Justice James Makau reviewed the dates following a request by Mr Sonko who said that the IEBC had already set February 18 as the date for the by-election.

Since the matter is urgent due to timelines stipulated in the Constitution for filling of vacancy in the governor’s office, Justice Makau allowed the application to be heard at a time when the judges are on Christmas recess which ends on January 15. The file will be placed before the holiday duty judge Anthony Mrima.

Justice Makau also directed Mr Sonko’s lawyers to furnish IEBC and the other respondents in the case with copies of the court documents by Wednesday evening.

The respondents, who include the Senate and the Nairobi County Assembly, will be required to file their responses within two days and not 15 days as ordered earlier.


In urging court to bar IEBC from conducting the by-election, Mr Sonko argues that the move would be prejudicial to his rights, which he says, were violated by the Senate and the County Assembly.

Through lawyers Evans Ondieki and Martin Nyamu, the ousted governor argues that he will suffer irreparable damage not compensatable in monetary terms because he stands to lose his position without the due process of the law.

He says his removal was highly politicised and the process overturned the popular will of the people as contained in Article 1(1) of the Constitution.

He claims that senators voted for his removal without confirming whether the impeachment motion was supported by evidence.
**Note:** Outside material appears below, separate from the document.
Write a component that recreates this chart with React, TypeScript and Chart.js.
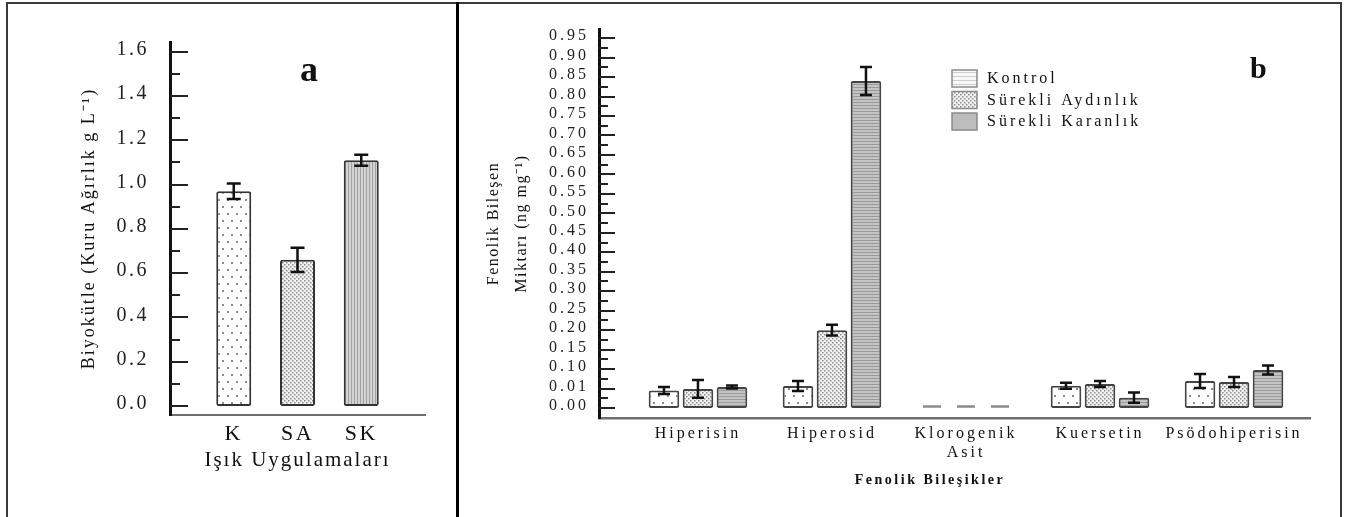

He says senators voted for the charges levelled against him without any evaluation of the evidence placed before the Senate.
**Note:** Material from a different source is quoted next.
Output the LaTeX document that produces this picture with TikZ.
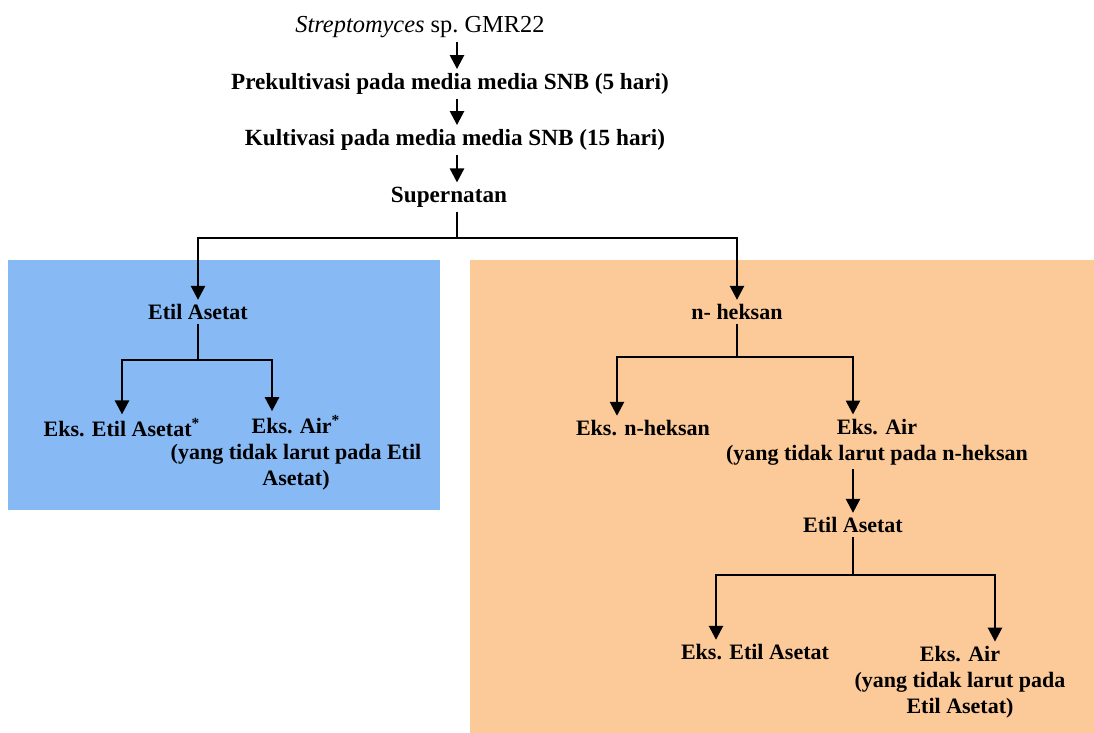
\documentclass[tikz,border=0pt]{standalone}
\usepackage{fontspec}
\setmainfont{Liberation Serif}
\usetikzlibrary{arrows.meta}
\definecolor{boxblue}{RGB}{135,185,245}
\definecolor{boxorange}{RGB}{252,201,152}

\begin{document}
\begin{tikzpicture}[x=0.5pt,y=-0.5pt,
		lbl/.style={font=\bfseries\fontsize{11}{13}\selectfont,align=center,inner sep=2pt},
		big/.style={font=\bfseries\fontsize{11.6}{13}\selectfont},
		arr/.style={-{Triangle[width=7pt,length=7pt]},line width=1.25pt},
		ln/.style={line width=1.25pt}]
			\useasboundingbox (0,0) rectangle (1094,733);
			\fill[boxblue] (8,260) rectangle (440,510);
			\fill[boxorange] (470,260) rectangle (1094,733);
			% main line
			\node[lbl,font=\fontsize{12.2}{13}\selectfont] (src) at (420,27) {\textit{Streptomyces} sp.\ GMR22};
			\node[lbl,big] (pre) at (450,84) {Prekultivasi pada media media SNB (5 hari)};
			\node[lbl,big] (kul) at (455,140) {Kultivasi pada media media SNB (15 hari)};
			\node[lbl,big] (sup) at (449,197) {Supernatan};
			\coordinate (spine) at (457,238);
			\draw[arr] (src.south -| spine) -- (pre.north -| spine);
			\draw[arr] (pre.south -| spine) -- (kul.north -| spine);
			\draw[arr] (kul.south -| spine) -- (sup.north -| spine);
			\draw[ln] (sup.south -| spine) -- (spine);
			% etil asetat branch
			\node[lbl] (etA) at (198,312) {Etil Asetat};
			\coordinate (bA) at (198,360);
			\node[lbl] (eksA) at (122,428) {Eks. Etil Asetat\textsuperscript{*}};
			\node[lbl] (airA) at (296,453) {Eks. Air\textsuperscript{*}\\(yang tidak larut pada Etil\\Asetat)};
			\draw[arr] (spine) -| (etA);
			\draw[ln] (etA) -- (bA);
			\draw[arr] (bA) -| (eksA);
			\draw[arr] (bA) -| ([xshift=-12pt]airA.north);
			% n-heksan branch
			\node[lbl] (nA) at (737,312) {n- heksan};
			\coordinate (bB) at (737,357);
			\node[lbl] (eksB) at (643,428) {Eks. n-heksan};
			\node[lbl] (airB) at (877,442) {Eks. Air\\(yang tidak larut pada n-heksan};
			\draw[arr] (spine) -| (nA);
			\draw[ln] (nA) -- (bB);
			\draw[arr] (bB) -| ([xshift=-13pt]eksB.north);
			\draw[arr] (bB) -| ([xshift=-12pt]airB.north);
			\node[lbl] (eaB) at (853,525) {Etil Asetat};
			\coordinate (bC) at (853,575);
			\node[lbl] (eksC) at (755,652) {Eks. Etil Asetat};
			\node[lbl] (airC) at (960,682) {Eks. Air\\(yang tidak larut pada\\Etil Asetat)};
			\draw[arr] (airB.south -| eaB) -- (eaB);
			\draw[ln] (eaB) -- (bC);
			\draw[arr] (bC) -| ([xshift=-19.5pt]eksC.north);
			\draw[arr] (bC) -| ([xshift=17.5pt]airC.north);
		\end{tikzpicture}
\end{document}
Another claim is that the Senate failed to confirm whether there was affirmation from the Members of the County Assembly (MCAs), verifiable signatures of a  third of the MCAs who participated in the process and a verification form.

While accusing Senate of abdicating its duty, Mr Sonko claims the Senators also failed to confirm videos of the MCAs who voted virtually, list of those who voted and a copy of the Hansard proceedings showing how many voted, abstained and how many rejected the impeachment motion.

Public participation

He also claims there was no public participation at the county assembly level and that the MCAs denied him the opportunity to defend himself during the proceedings.

In the court documents Mr Sonko attacks the Speaker of the Senate Ken Lusaka for blocking him from raising a preliminary objection against the impeachment proceedings.

Instead of being granted the opportunity to prosecute the preliminary objection as provided under the Senate Rules of Procedure, Mr Sonko says the Speaker decided of his own motion that the issues raised in the preliminary objection would be considered along with the matters raised in the impeachment motion.

However, the issues contained in the objection were never put to a vote. Mr Sonko alleges discrimination by the Senate since his accuser, the County Assembly, was allowed to introduce witnesses whose evidence was not before the County Assembly.

He also claimed that he was denied the right to file a supplementary response concerning the expanded extra documents adduced by the MCAs.

“At some point in the course of the proceedings the Senator for Kakamega Cleophas Malala stated that the Senate had already decided, and no further submissions were warranted as the same were a waste of time,” claims Mr Sonko.

He adds: “The remarks demonstrate a predetermined position of the Senate which was conducting a quasi-judicial function as opposed to a legislative function and the same pointed at bias on the part of the senators in the eyes of not only the Petitioner but also the members of the public.”

Mr Sonko also alleges that the Senate House hardly raised the quorum during the proceedings but at voting time it was a full house.

“The Senate abdicated its Constitutional responsibility of protecting the sanctity of the Constitution and pursued a partisan agenda to the prejudice of the Petitioner. It did not investigate the volumes of documents supplied to it,” reads the court papers.